▶ [GIVEN PROBLEM]
Leave out the images; return the rest of the data exactly.

▶ [INFORMATION PROVIDED]
━━━━━━━━
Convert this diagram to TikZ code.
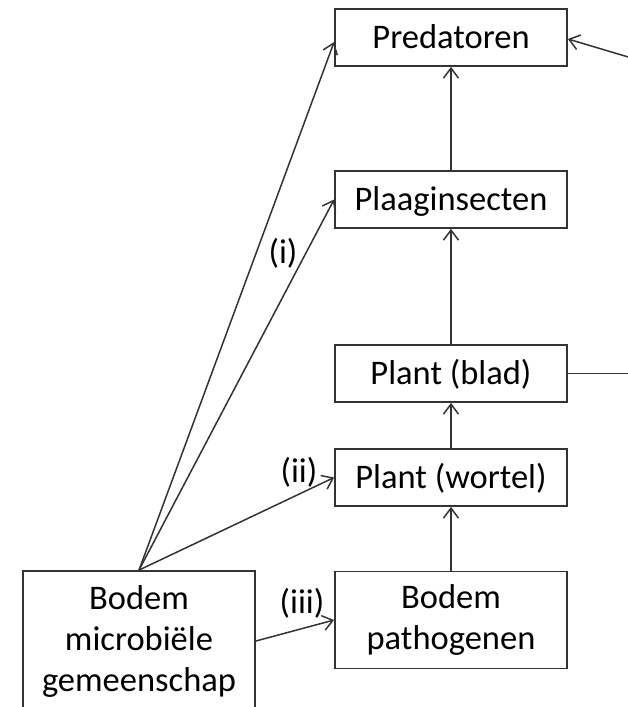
\documentclass[tikz,border=0pt]{standalone}
\usepackage{fontspec}
\setmainfont{Carlito}
\usetikzlibrary{arrows.meta}
\begin{document}
\begin{tikzpicture}[x=1bp,y=-1bp,
  box/.style={draw=black!80,line width=1.8bp,minimum width=232bp,minimum height=57bp,inner sep=0pt,
    font=\fontsize{34.5bp}{41bp}\selectfont,align=center},
  one/.style={text height=22bp,text depth=0bp},
  conn/.style={draw=black!80,line width=1.5bp,-{Straight Barb[length=10bp,width=15bp,line width=1.5bp]}},
  plain/.style={draw=black!80,line width=1.5bp},
  lab/.style={inner sep=0pt,font=\fontsize{34.5bp}{41bp}\selectfont}]
\useasboundingbox (0,0) rectangle (628,707);
\node[box,one] (pred) at (451,37.5) {Predatoren};
\node[box,one] (plaag) at (451,199.5) {Plaaginsecten};
\node[box,one] (blad) at (451,373.5) {Plant (blad)};
\node[box,one] (wor) at (451,477.5) {Plant (wortel)};
\node[box,minimum height=97bp] (pat) at (451,620) {Bodem\\pathogenen};
\node[box,minimum height=140bp] (mic) at (139,641) {Bodem\\microbiële\\gemeenschap};
\coordinate (e1) at (650,63.5);
\coordinate (e2) at (650,373.5);
\draw[conn] (mic.north) -- ([yshift=-4.5bp]pred.west);
\draw[conn] (mic.north) -- (plaag.west);
\draw[conn] (mic.north) -- (wor.west);
\draw[conn] (mic.east) -- (pat.west);
\draw[conn] (pat.north) -- (wor.south);
\draw[conn] (wor.north) -- (blad.south);
\draw[conn] (blad.north) -- (plaag.south);
\draw[conn] (plaag.north) -- (pred.south);
\draw[conn] (e1) -- ([yshift=-1.5bp]pred.east);
\draw[plain] (blad.east) -- (e2);
\node[lab] (li) at (283,253) {(i)};
\node[lab] (lii) at (299,472) {(ii)};
\node[lab] (liii) at (302,603) {(iii)};
\end{tikzpicture}
\end{document}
━━━━━━━━
▶ [FINISHED EXERCISE]
Convert this diagram to TikZ code.
\documentclass[tikz,border=0pt]{standalone}
\usepackage{fontspec}
\setmainfont{Carlito}
\usetikzlibrary{arrows.meta}
\begin{document}
\begin{tikzpicture}[x=1bp,y=-1bp,
  box/.style={draw=black!80,line width=1.8bp,minimum width=232bp,minimum height=57bp,inner sep=0pt,
    font=\fontsize{34.5bp}{41bp}\selectfont,align=center},
  one/.style={text height=22bp,text depth=0bp},
  conn/.style={draw=black!80,line width=1.5bp,-{Straight Barb[length=10bp,width=15bp,line width=1.5bp]}},
  plain/.style={draw=black!80,line width=1.5bp},
  lab/.style={inner sep=0pt,font=\fontsize{34.5bp}{41bp}\selectfont}]
\useasboundingbox (0,0) rectangle (628,707);
\node[box,one] (pred) at (451,37.5) {Predatoren};
\node[box,one] (plaag) at (451,199.5) {Plaaginsecten};
\node[box,one] (blad) at (451,373.5) {Plant (blad)};
\node[box,one] (wor) at (451,477.5) {Plant (wortel)};
\node[box,minimum height=97bp] (pat) at (451,620) {Bodem\\pathogenen};
\node[box,minimum height=140bp] (mic) at (139,641) {Bodem\\microbiële\\gemeenschap};
\coordinate (e1) at (650,63.5);
\coordinate (e2) at (650,373.5);
\draw[conn] (mic.north) -- ([yshift=-4.5bp]pred.west);
\draw[conn] (mic.north) -- (plaag.west);
\draw[conn] (mic.north) -- (wor.west);
\draw[conn] (mic.east) -- (pat.west);
\draw[conn] (pat.north) -- (wor.south);
\draw[conn] (wor.north) -- (blad.south);
\draw[conn] (blad.north) -- (plaag.south);
\draw[conn] (plaag.north) -- (pred.south);
\draw[conn] (e1) -- ([yshift=-1.5bp]pred.east);
\draw[plain] (blad.east) -- (e2);
\node[lab] (li) at (283,253) {(i)};
\node[lab] (lii) at (299,472) {(ii)};
\node[lab] (liii) at (302,603) {(iii)};
\end{tikzpicture}
\end{document}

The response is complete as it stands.